I"m in the process of getting a new ride and was wandering if anybody has a Crisp and what they thought of it??


----------



## kyler2001 (Sep 8, 2005)

I was looking at him when I was deciding on my last bike. He lives within driving distance from me so I could get fitted with no issues. He makes very nice frames but in the end, I went with an off the shelf carbon frame (Cervélo). Go figure...I would love to see some photos if anybody has one. A couple of people around my area have one...http://www.crisptitanium.com/crisp_inglese.htm


----------



## TiDreaming (Jul 20, 2007)

b712 said:


> I"m in the process of getting a new ride and was wandering if anybody has a Crisp and what they thought of it??



His welds are pretty ugly, there are better Ti builders out there imo.


----------



## merckxman (Jan 23, 2002)

This will take you to a few photos of Crisp, and two of his bikes at the Milan Bike Show:
http://italiancyclingjournal.blogspot.com/2007/11/milan-bike-show-more-to-come.html


----------



## roberto_s (Mar 13, 2008)

*Crisp Titanium*



TiDreaming said:


> His welds are pretty ugly, there are better Ti builders out there imo.


Not sure what that is based on.
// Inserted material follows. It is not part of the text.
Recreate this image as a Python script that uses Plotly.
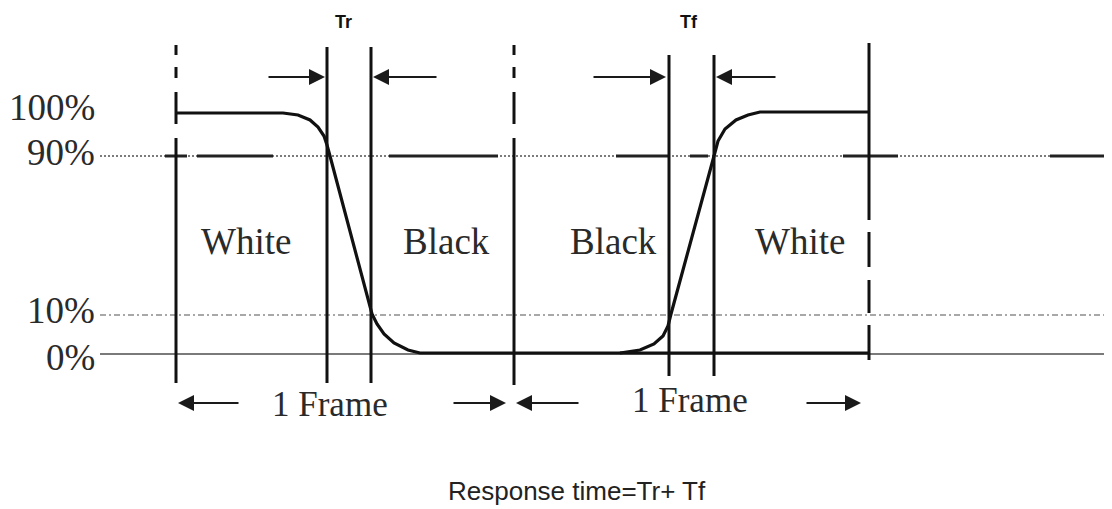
import plotly.graph_objects as go

# ---- schematic data (canvas pixel units, y grows downwards) ----
level_names = ["100%", "90%", "10%", "0%"]
level_rows = [113, 156, 315, 354]          # row of each reference level
label_rows = [107, 152, 310, 357]          # row of each level label

# white -> black transition (ends on the black floor up to the last frame edge)
fall_x = [176, 283, 298, 310, 318, 324, 327, 330, 372, 377, 384, 394, 408, 420, 869]
fall_y = [113, 113, 115, 120, 127, 136, 145, 156, 314, 324, 334, 343, 350, 353, 353]
# black -> white transition
rise_x = [620, 640, 654, 663, 668, 671, 714, 718, 725, 736, 748, 760, 869]
rise_y = [353, 350, 344, 336, 326, 314, 156, 141, 129, 120, 115, 112, 112]

# Tr / Tf measuring edges
tr_edges = [327, 371]
tf_edges = [669, 714]
tr_span = [47, 383]
tf_span = [55, 376]

# frame boundaries: (x, list of drawn segments)
frame_lines = [
    (176, [(45, 55), (67, 78), (92, 124), (138, 383)]),
    (514, [(45, 55), (67, 78), (92, 124), (138, 385)]),
    (869, [(43, 220), (232, 267), (280, 313), (325, 360)]),
]

# black dashes on the 90% line
dash90 = [(165, 187), (197, 273), (389, 498), (616, 668), (690, 708), (843, 898), (1050, 1112)]

region_names = ["White", "Black", "Black", "White"]
region_x = [246, 446, 613, 800]

frame_label_x = [330, 690]
frame_label_y = [404, 400]

W, H = 1112, 509
PAGE = 8   # the html body margin; the figure starts 8 px in
ink = "#111111"


def seg_trace(segs_x, segs_y, color, width, dash="solid"):
    xs, ys = [], []
    for sx, sy in zip(segs_x, segs_y):
        xs += list(sx) + [None]
        ys += list(sy) + [None]
    return go.Scatter(x=xs, y=ys, mode="lines", hoverinfo="skip",
                      line=dict(color=color, width=width, dash=dash))


fig = go.Figure()

# reference level lines
x0, x1 = 100, W
fig.add_trace(seg_trace([(x0, x1)], [(level_rows[3],) * 2], "#7a7a7a", 2.2))
fig.add_trace(seg_trace([(x0, x1)], [(level_rows[2],) * 2], "#8c8c8c", 1.6, "6px,3px,2px,3px"))
fig.add_trace(seg_trace([(x0, x1)], [(level_rows[1],) * 2], "#7c7c7c", 1.8, "2px,2px"))
fig.add_trace(seg_trace(dash90, [(level_rows[1],) * 2] * len(dash90), "#222222", 3))

# frame boundaries
for fx, segs in frame_lines:
    fig.add_trace(seg_trace([(fx, fx)] * len(segs), segs, ink, 3))

# Tr / Tf edges
fig.add_trace(seg_trace([(x, x) for x in tr_edges], [tr_span] * 2, ink, 3))
fig.add_trace(seg_trace([(x, x) for x in tf_edges], [tf_span] * 2, ink, 3))

# waveform
fig.add_trace(go.Scatter(x=fall_x, y=fall_y, mode="lines", hoverinfo="skip",
                         line=dict(color=ink, width=3.2)))
fig.add_trace(go.Scatter(x=rise_x, y=rise_y, mode="lines", hoverinfo="skip",
                         line=dict(color=ink, width=3.2)))

ann = []
serif = dict(family="Liberation Serif, Times New Roman, serif", color="#2a2a2a")

for name, row in zip(level_names, label_rows):
    ann.append(dict(x=97, y=row, text=name, xanchor="right", yanchor="middle",
                    showarrow=False, font=dict(size=37, **serif)))

for name, rx in zip(region_names, region_x):
    ann.append(dict(x=rx, y=241, text=name, xanchor="center", yanchor="middle",
                    showarrow=False, font=dict(size=37, **serif)))

for fx, fy in zip(frame_label_x, frame_label_y):
    ann.append(dict(x=fx, y=fy, text="1 Frame", xanchor="center", yanchor="middle",
                    showarrow=False, font=dict(size=35, **serif)))

bold = dict(family="Liberation Sans Narrow, Arial Narrow, Arial, sans-serif", color="#111111")
ann.append(dict(x=343, y=22, text="<b>Tr</b>", showarrow=False, font=dict(size=18, **bold)))
ann.append(dict(x=689, y=22, text="<b>Tf</b>", showarrow=False, font=dict(size=18, **bold)))

ann.append(dict(x=577, y=491, text="Response time=Tr+ Tf", showarrow=False,
                font=dict(size=26, family="Liberation Sans, Arial, sans-serif",
                          color="#222222")))

# arrows: (tip x, tip y, tail x)
arrows = [
    (325, 77, 267), (373, 77, 438),
    (666, 77, 592), (716, 77, 777),
    (178, 403, 240), (506, 403, 452),
    (516, 403, 580), (861, 403, 805),
]
for tx, ty, sx in arrows:
    ann.append(dict(x=tx, y=ty, ax=sx, ay=ty, xref="x", yref="y", axref="x", ayref="y",
                    text="", showarrow=True, arrowhead=2, arrowsize=1.6,
                    arrowwidth=2, arrowcolor="#1a1a1a"))

fig.update_layout(
    width=W - PAGE, height=H - PAGE,
    margin=dict(l=0, r=0, t=0, b=0),
    paper_bgcolor="white", plot_bgcolor="white",
    showlegend=False,
    xaxis=dict(range=[PAGE, W], visible=False, fixedrange=True),
    yaxis=dict(range=[H, PAGE], visible=False, fixedrange=True),
    annotations=ann,
)

fig.write_html("out.html")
I have a CRISP and it is immaculate, with perfect welds! I first heard of Darren when he won the Best Titanium frame at NAHBS in '04. Then what convinced me was seeing a thread across the hall at http://forums.mtbr.com/showthread.php?t=218230&page=2 and then some other write-ups at Cyclingnews.com. I also recently saw he was selected among 8 builders for the Dream Road category in the 2008 Bicycling Buyer's Guide. 

Email me if you have any specific questions about my CRISP. I love the ride and it was a great experience.

Roby


----------



## CurbDestroyer (Mar 6, 2008)

TiDreaming said:


> His welds are pretty ugly, there are better Ti builders out there imo.


He definatley uses more filler than others. I suspect the frames look better in person than in those pictures. The pictures on the MTBR site look pretty nice. To be good at TIG you have to have the combination of drummer and artist. It's hard to get that "Roll of Dimes" look over and over again. I think you look at any Ti frame you will see an inperfection somewhere.


----------



## homebrew (Oct 28, 2004)

That wedge shaped top tube looks ill advised (ouch!)


----------